Il bilancio degli ultimi due naufragi avvenuti nel tratto di mare che separa le nostre coste dalla Libia sembra aver raggiunto le 240 vittime.
L’ennesima strage la cui responsabilità non è del mare o esclusivamente dei trafficanti di esseri umani ma delle immonde leggi che oggi si impongono in Italia e in Europa e che parlano solo la lingua del contrasto e del respingimento.
Si muore per l’impossibilità a salvarsi regolarmente dalle guerre, dalle catastrofi ambientali, dagli effetti delle crisi che i nostri modelli di sviluppo hanno prodotto. si muore in nome della scelta scellerata di violare tanto il dettato costituzionale quanto le convenzioni internazionali in nome di miseri egoismi alimentando una guerra fra ultimi e penultimi e lasciando che chi continua a veder crescere i propri profitti, governi indisturbato.
Qualche voce continua a levarsi, spesso fuori dal circuito istituzionale anche se le stragi perpetrate in mare vengono ormai considerate degne di poche righe anche sui grandi giornali.

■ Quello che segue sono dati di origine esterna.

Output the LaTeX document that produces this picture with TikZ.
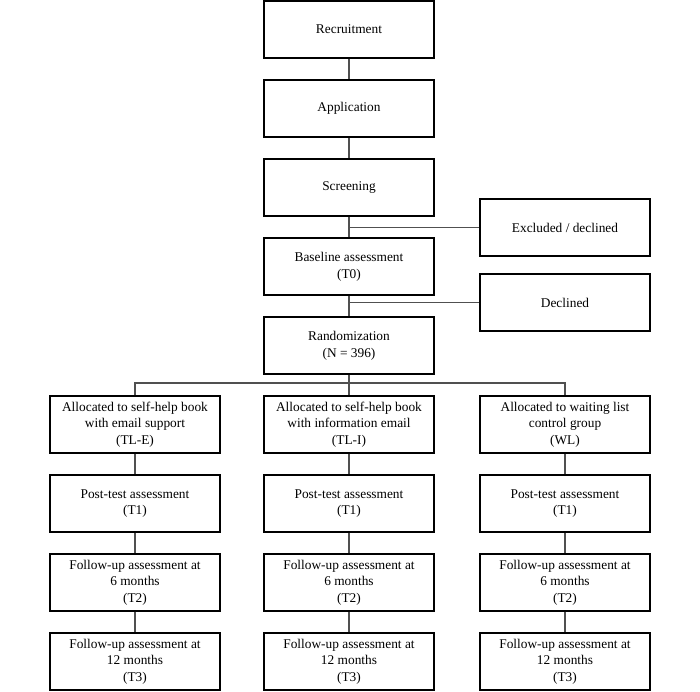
\documentclass[tikz,border=0pt]{standalone}
\usepackage{fontspec}
\setmainfont{Liberation Serif}
\usepackage{tikz}
\usetikzlibrary{positioning, calc}
\definecolor{linegray}{RGB}{80, 80, 80}

\begin{document}
\begin{tikzpicture}[
    x=0.025cm, y=-0.025cm,
    stage/.style={draw, line width=0.75pt, fill=white, minimum width=4.25cm, minimum height=1.425cm,
        align=center, inner sep=1pt, font=\fontsize{9.5}{11.8}\selectfont},
    link/.style={draw, line width=0.8pt, linegray}
]
    \useasboundingbox (0,0) rectangle (700,692);

    % Main stages
    \node[stage] (recruit) at (349, 29.5) {Recruitment};
    \node[stage] (apply) at (349, 108.5) {Application};
    \node[stage] (screen) at (349, 187.5) {Screening};
    \node[stage] (baseline) at (349, 266.5) {Baseline assessment\\(T0)};
    \node[stage] (random) at (349, 345.5) {Randomization\\(N = 396)};

    % Drop-outs
    \node[stage] (excluded) at (565, 227.5) {Excluded / declined};
    \node[stage] (declined) at (565, 302.5) {Declined};

    % Groups
    \node[stage] (allocE) at (135, 424.5) {Allocated to self-help book\\with email support\\(TL-E)};
    \node[stage] (allocI) at (349, 424.5) {Allocated to self-help book\\with information email\\(TL-I)};
    \node[stage] (allocWL) at (565, 424.5) {Allocated to waiting list\\control group\\(WL)};

    % Assessments
    \foreach \grp/\xx in {E/135, I/349, WL/565} {
        \node[stage] (post\grp) at (\xx, 503.5) {Post-test assessment\\(T1)};
        \node[stage] (fupA\grp) at (\xx, 582.5) {Follow-up assessment at\\6 months\\(T2)};
        \node[stage] (fupB\grp) at (\xx, 661.5) {Follow-up assessment at\\12 months\\(T3)};
    }

    % Flow
    \draw[link] (recruit) -- (apply);
    \draw[link] (apply) -- (screen);
    \draw[link] (screen) -- (baseline);
    \draw[link] (baseline) -- (random);
    \draw[link] (excluded.west) -- (excluded.west -| screen.south);
    \draw[link] (declined.west) -- (declined.west -| baseline.south);

    \coordinate (split) at (349, 383);
    \draw[link] (random) -- (split);
    \draw[link] (allocE) |- (split) -| (allocWL);
    \draw[link] (split) -- (allocI);

    \foreach \grp in {E, I, WL} {
        \draw[link] (alloc\grp) -- (post\grp);
        \draw[link] (post\grp) -- (fupA\grp);
        \draw[link] (fupA\grp) -- (fupB\grp);
    }
\end{tikzpicture}
\end{document}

E quando una organizzazione indipendente come Amnesty International, sulla base di attente testimonianze raccolte, denuncia gli abusi, le privazioni e le sofferenze a cui sono sottoposti molti di coloro che riescono a mettere piede sulla terraferma, si scatenano le reazioni isteriche di un governo e di apparati dello Stato che negano l’evidenza.
Vilolenze che avvengono in Sicilia, violazioni che avvengono anche nel porto di Catania, ormai totalmente militarizzato per impedire ad occhi indiscreti di assistere all’arrivo di chi spera di essere ormai in salvo.
Rifondazione Comunista si schiera dalla parte di chi cerca accoglienza, di coloro che provano ad offrirla non per trarne business ma perché la Siclia è da sempre terra di solidarietà, di coloro che provano ad opporsi a questo imbarbarimento che conduce sempre più nel baratro di una guerra silenziosa.
Dolore per chi è morto, alleanza con chi, ci aiuterà a migliorare questo paese.